Analytics the key to gaining greater insight into the data centre
There are at least four distinct systems identified above - DCIM, traditional management tools, software management tools and external sensor data. Each of these systems can provide large amounts of data in real-time and the amount of data created in a mid-sized data centre, depending on the granularity of data, can be in the order of gigabytes of data per day.
There are various ways to use the data. The most efficient way is to us a transactional data base that captures the data using a common timeline as a reference code. That allows the data to be extracted and visualised to answer a number of key questions. Those questions may be operational or they may be financial.
One example of the operational data might be to look at what regular workloads are running over a set period of time. By identifying exactly how much resource such as CPU, disk and network are used, it is possible to model that workload. At this point the model can be used to see what would be the impact of changing the number of servers or places in the data centre where the workload is running.
There are several benefits that can be gain from this. It might be more cost effective to restrict where in the data centre the workload runs as this would reduce network traffic and the number of servers in use. The savings would be in the amount of power and cooling required for that workload.
No data centre runs a single workload therefore another benefit might be highlighting compatible workloads that can be run together on the same hardware rather than being spread across multiple systems.

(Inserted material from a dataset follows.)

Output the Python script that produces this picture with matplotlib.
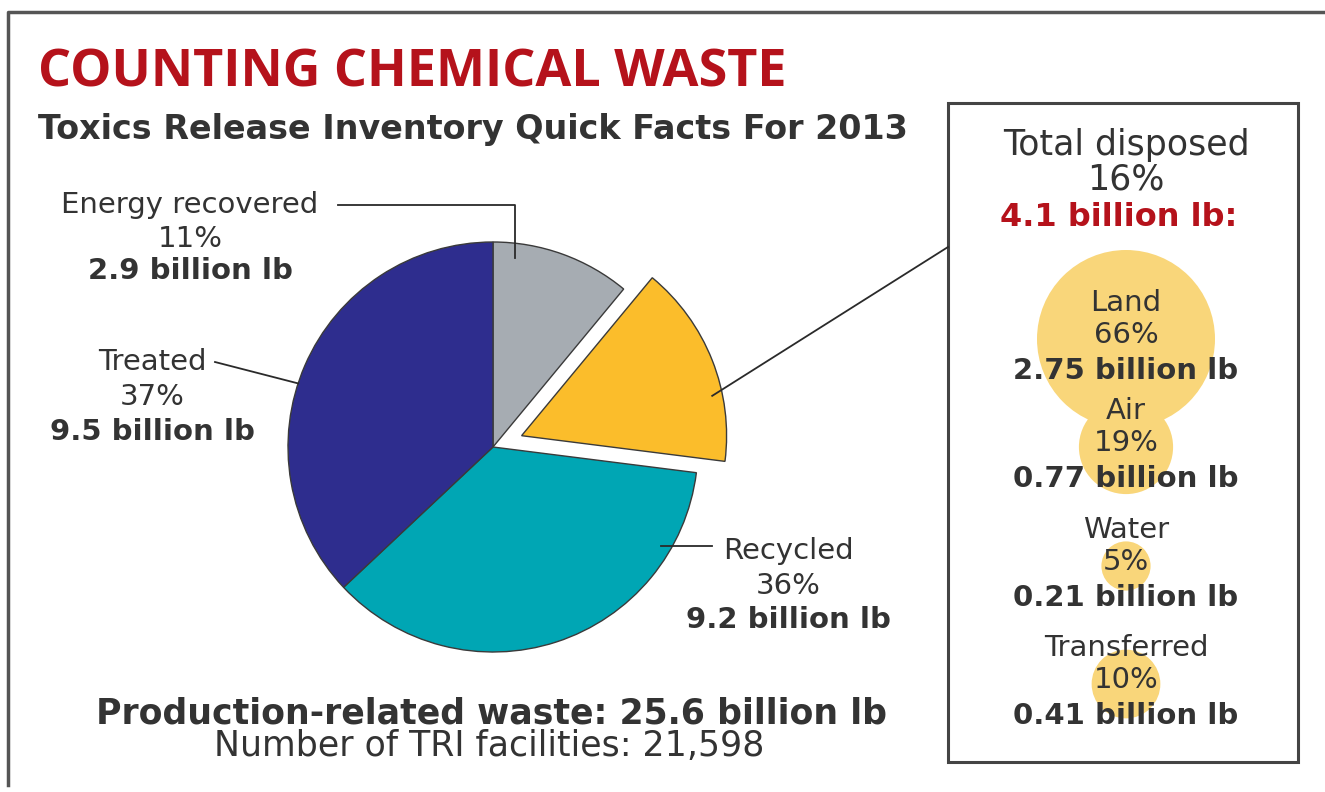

While this would increase the usage of resources and the heat generated by those systems, it may have a low cost in terms of power and cooling than trying to spread the workload too widely across the data centre.
If a purely financial view such as lowering the cost of power and cooling is required, the analytics could be used to show how costs vary based on system loading across the data centre. This would highlight cost differences between different generations of hardware and even manufacturers. The result would be information that the buying department could use when negotiating the next round of hardware upgrades.
This same modelling approach can be combined with other data such as airflow through the data centre to see how a particular set of workloads and hardware generate heat. The data can be used as an input in to any data hall redesign or, when combined with external environmental information, where to consider locating a new data centre.
Why this creates an Internet of Things
What about that claim that the data centre is a good example of an Internet of Things (IoT)? A standard definition of IoT is multiple devices, connected together and sharing data without requiring human interaction.
DCIM, traditional management tools and software monitoring systems are all examples of IoT today. They can be scaled up to 10’s, 100’s or even 1000’s of devices. While there is some human interaction required initially to connect the systems together, once the system is created they can work autonomously.
Conclusion
The ability to take the three systems above and combine them into a new system that incorporates environment systems from outside of the data centre is an example of a new IoT solution. The environmental data can be used to decide when to activate or even deactivate free air cooling. Combining the data creates something that would not have existed before and can be used to better design data centres, manage cooling and even determine the location of data centres.
Despite all of the potential, less than 50 per cent of data centre owners and operators are currently using DCIM. Of these, only a very small percentage are combining it with other systems to help tune their power and cooling requirements. Despite the recent dip in oil prices, energy costs are predicted to continue to rise over the next decade so the sooner companies take advantage of all the systems and sensors at their command to help lower their costs, the better.